I haven’t been very politically involved this time around. In 2006 for the Senate elections I voted absentee, and in fact one of my Kiwi co-workers at the time volunteered to carry my ballot down to the post shop because, and I quote, “that way I can feel like I’m doing my part to change America!” I was traveling for most of the primaries though and wasn’t anywhere long enough to vote in those, and now all of a sudden it’s six weeks to go and I’m rushing to get my Florida drivers’ license so I can vote here and I’ve had to educate and motivate myself and remind myself of all the times I’ve had The American Conversation and think about my place in the intersection of the personal and the political.
I just haven’t been that into it this year, even though, hello, it’s a crucial election (like every election) and even though I am really damn sick and tired of how things have gone the last eight years and even though I really believe that the privilege and the duty to vote are inextricable—in fact one of my favorite dorky things to say on the subject is “Oh, I’m totally a feminist, but only because I like owning property and voting!” When I was traveling it was sort of hard to keep up with the news but not really, actually, because the NZ papers were always full of election stuff and people were always going “So! Hilary or Obama?” to me when they heard my accent.
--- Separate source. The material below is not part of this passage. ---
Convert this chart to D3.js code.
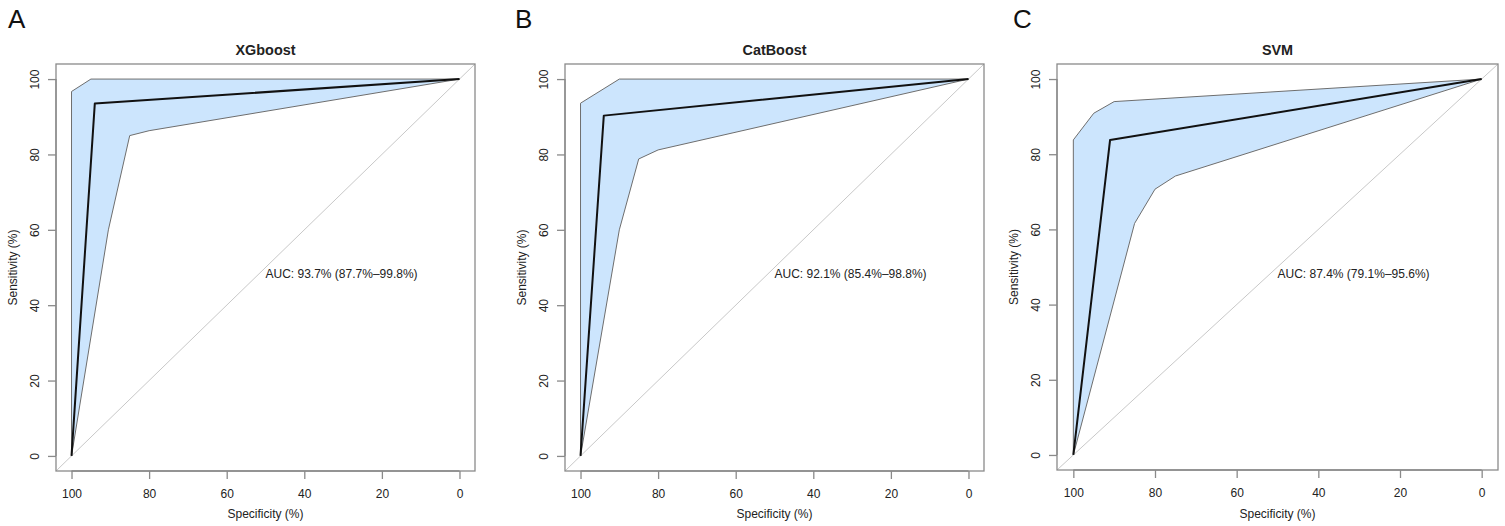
<!DOCTYPE html>
<html>
<head>
<meta charset="utf-8">
<script src="https://cdn.jsdelivr.net/npm/d3@7"></script>
<style>
  html, body { margin: 0; padding: 0; background: #fff; }
  svg { display: block; font-family: "Liberation Sans", Arial, Helvetica, sans-serif; }
</style>
</head>
<body>
<svg id="chart" width="1505" height="526"></svg>
<script>
// ---- data ----
const panelLetters = ["A", "B", "C"];
const modelNames = ["XGboost", "CatBoost", "SVM"];
const aucLabels = [
  "AUC: 93.7% (87.7%\u201399.8%)",
  "AUC: 92.1% (85.4%\u201398.8%)",
  "AUC: 87.4% (79.1%\u201395.6%)"
];
const tickValues = [100, 80, 60, 40, 20, 0];

// ROC curves (specificity %, sensitivity %)
const xgbRocSpec = [100, 94, 0];
const xgbRocSens = [0, 93.5, 100];
const catRocSpec = [100, 94, 0];
const catRocSens = [0, 90.3, 100];
const svmRocSpec = [100, 91, 0];
const svmRocSens = [0, 83.8, 100];

// CI band upper edge
const xgbUpperSpec = [100, 100, 95, 0];
const xgbUpperSens = [0, 96.7, 100, 100];
const catUpperSpec = [100, 100, 90, 0];
const catUpperSens = [0, 93.6, 100, 100];
const svmUpperSpec = [100, 100, 95, 90, 0];
const svmUpperSens = [0, 83.8, 90.9, 94, 100];

// CI band lower edge
const xgbLowerSpec = [0, 80, 85, 90.5, 100];
const xgbLowerSens = [100, 86.3, 85, 60, 0];
const catLowerSpec = [0, 80, 85, 90, 100];
const catLowerSens = [100, 81.2, 78.8, 60, 0];
const svmLowerSpec = [0, 75, 80, 85, 100];
const svmLowerSens = [100, 74.2, 70.7, 61.6, 0];

const rocSpecs = [xgbRocSpec, catRocSpec, svmRocSpec];
const rocSenss = [xgbRocSens, catRocSens, svmRocSens];
const upSpecs = [xgbUpperSpec, catUpperSpec, svmUpperSpec];
const upSenss = [xgbUpperSens, catUpperSens, svmUpperSens];
const loSpecs = [xgbLowerSpec, catLowerSpec, svmLowerSpec];
const loSenss = [xgbLowerSens, catLowerSens, svmLowerSens];

// ---- layout ----
const boxes = [
  { left: 56, right: 475, top: 64, bottom: 471, letterX: 8 },
  { left: 565, right: 984, top: 64, bottom: 471, letterX: 515 },
  { left: 1057, right: 1498, top: 64, bottom: 470, letterX: 1013 }
];

const svg = d3.select("#chart");
const axisCol = "#8a8a8a";
const textCol = "#222";
const zip = (a, b) => a.map((v, i) => [v, b[i]]);

boxes.forEach((b, i) => {
  const x = d3.scaleLinear().domain([104, -4]).range([b.left, b.right]);
  const y = d3.scaleLinear().domain([-4, 104]).range([b.bottom, b.top]);
  const g = svg.append("g");

  const clipId = "clip" + i;
  svg.append("clipPath").attr("id", clipId)
    .append("rect").attr("x", b.left).attr("y", b.top)
    .attr("width", b.right - b.left).attr("height", b.bottom - b.top);

  // diagonal reference line (abline)
  g.append("line")
    .attr("clip-path", `url(#${clipId})`)
    .attr("x1", x(104)).attr("y1", y(-4))
    .attr("x2", x(-4)).attr("y2", y(104))
    .attr("stroke", "#c8c8c8").attr("stroke-width", 1);

  // CI band polygon
  const band = zip(upSpecs[i], upSenss[i]).concat(zip(loSpecs[i], loSenss[i]));
  g.append("path")
    .attr("d", d3.line().x(d => x(d[0])).y(d => y(d[1]))(band) + "Z")
    .attr("fill", "#cce5fd")
    .attr("stroke", "#6e6e6e")
    .attr("stroke-width", 1);

  // ROC curve
  g.append("path")
    .attr("d", d3.line().x(d => x(d[0])).y(d => y(d[1]))(zip(rocSpecs[i], rocSenss[i])))
    .attr("fill", "none")
    .attr("stroke", "#111")
    .attr("stroke-width", 2)
    .attr("stroke-linejoin", "round");

  // box
  g.append("rect")
    .attr("x", b.left).attr("y", b.top)
    .attr("width", b.right - b.left).attr("height", b.bottom - b.top)
    .attr("fill", "none").attr("stroke", axisCol).attr("stroke-width", 1.3);

  // x axis
  const xAxis = g.append("g").attr("transform", `translate(0,${b.bottom})`)
    .call(d3.axisBottom(x).tickValues(tickValues).tickSize(8).tickPadding(10).tickFormat(d3.format("d")));
  xAxis.select(".domain").attr("d", `M${x(100)},0H${x(0)}`).attr("stroke", axisCol).attr("stroke-width", 1.3);
  xAxis.selectAll(".tick line").attr("stroke", axisCol).attr("stroke-width", 1.3);
  xAxis.selectAll(".tick text").attr("fill", textCol).attr("font-size", 12)
    .attr("font-family", "Liberation Sans, Arial, sans-serif");

  // y axis
  const yAxis = g.append("g").attr("transform", `translate(${b.left},0)`)
    .call(d3.axisLeft(y).tickValues(tickValues).tickSize(8).tickFormat(d3.format("d")));
  yAxis.select(".domain").attr("d", `M0,${y(0)}V${y(100)}`).attr("stroke", axisCol).attr("stroke-width", 1.3);
  yAxis.selectAll(".tick line").attr("stroke", axisCol).attr("stroke-width", 1.3);
  yAxis.selectAll(".tick text")
    .attr("fill", textCol).attr("font-size", 12)
    .attr("font-family", "Liberation Sans, Arial, sans-serif")
    .attr("x", null).attr("dy", null)
    .attr("text-anchor", "middle")
    .attr("transform", "translate(-17.5,0) rotate(-90)");

  const midX = (b.left + b.right) / 2;
  const midY = (b.top + b.bottom) / 2;

  // axis titles
  g.append("text").attr("x", midX).attr("y", 518)
    .attr("text-anchor", "middle").attr("font-size", 12).attr("fill", textCol)
    .text("Specificity (%)");
  g.append("text")
    .attr("transform", `translate(${b.left - 39},${midY}) rotate(-90)`)
    .attr("text-anchor", "middle").attr("font-size", 12).attr("fill", textCol)
    .text("Sensitivity (%)");

  // title
  g.append("text").attr("x", midX).attr("y", 55)
    .attr("text-anchor", "middle").attr("font-size", 14.4).attr("font-weight", "bold")
    .attr("fill", textCol).text(modelNames[i]);

  // panel letter
  g.append("text").attr("x", b.letterX).attr("y", 28)
    .attr("font-size", 26).attr("fill", "#111").text(panelLetters[i]);

  // AUC label
  g.append("text").attr("x", x(50)).attr("y", 278)
    .attr("font-size", 12).attr("fill", textCol).text(aucLabels[i]);
});
</script>
</body>
</html>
I didn’t forget about politics in this country while I was abroad, especially not from the foreign policy stuff (one time on the bus I saw a button that said “Aotearoa is NOT a suburb of America!”) but I was a little…insulated, I think, from certain aspects of what living in the US is like. I got used to same-sex civil unions and four weeks of holiday a year and cheap prescriptions and a woman head of state. I learned about proportional representation and about a viable multiparty system. It was interesting to me right away to see that my political proclivities changed instantaneously the minute I crossed the international date line: I went from being reasonably liberal in the states to sliiiiightly right of center in New Zealand—the American Democratic party, for example, is considered WAY more conservative than their super crazy rightwingers. I started sighing in relief about certain things that directly affected my life there and only saw that I’d begun to take things for granted when I got back here.
Now—unemployed, without health insurance, with some different political experiences under my belt—I’m seeing things a little differently. I’ve been a Democrat since before I could vote—in 1984 when my fourth grade class held mock elections I was one of about three kids out of forty who went Mondale/Ferraro—and I don’t see that changing anytime soon, but I’m feeling a little disenchanted lately, even as I get angrier and angrier at the McCain/Palin campaign every morning when I read the news. It’s easy to freak out about the other side but I guess I’d like to feel more into my side—I’d like to feel slightly less like I was in an abusive relationship with the Democratic Party, who kind of represents me a little but not that much, actually, and who seems to be saying to me “WHERE YOU GONNA GO?” whenever I express the thought that Obama is all well and good but that I do have some reservations about the change that his administration, if he wins in six weeks, will be able to foment in this country; I don’t know how soon it will happen, and how far reaching it will be.
But then last week I read my beautiful friend Eliza’s post about what happened to her in her hometown café when she was wearing her Obama shirt and…I just got really angry and thought about all the times that this current administration has told me and people like me that we don’t matter, that we’re not real Americans, that we’re crazy hippies who don’t live in the real world, that we don’t work hard, that we don’t deserve a government that works for us or even basic respect. Her entry reminded me of a terrible conversation I had with another American when I was in Golden Bay in April, where he stood up over me and screamed in my face that I, Chiara, was what was wrong with society today (because I am a social worker and I support affirmative action, among other things—he all but called me a race traitor) and demanded that I apologize to him for all the trouble I had caused and the damage I had done to America. I was terrified…I was alone with him in a room and he could have so easily become violent and I did exactly what he wanted me to do because I was so afraid: I shut up, and didn’t stop shaking for an hour.
So when I read Eliza’s post and remembered how awful it felt to be jerked from my safe liberal bubble (in two hemispheres, now), and how this election (like every election) is about some very fundamental rights and requires from me a little more engagement than just reading the blogs and shaking my head in frustration. I read it and then went to sign up to volunteer for the campaign, and just RSVP’d to see Obama speak on Friday. I’m going to revisit my election promises from 2004 and see how I can change them up—hilariously, I really am leaving the country, man (I hope!), regardless of who’s in the White House next January, but I’ll be retaining my American citizenship and all the rights and responsibilities thereof, so there’s plenty to be done there.
If nothing else I want to try, at least a little bit, to give up my ennui and my intense focus on my own life lately, and to believe in change for everyone involved (i.e. the whole world), and to approach the audacity of hope.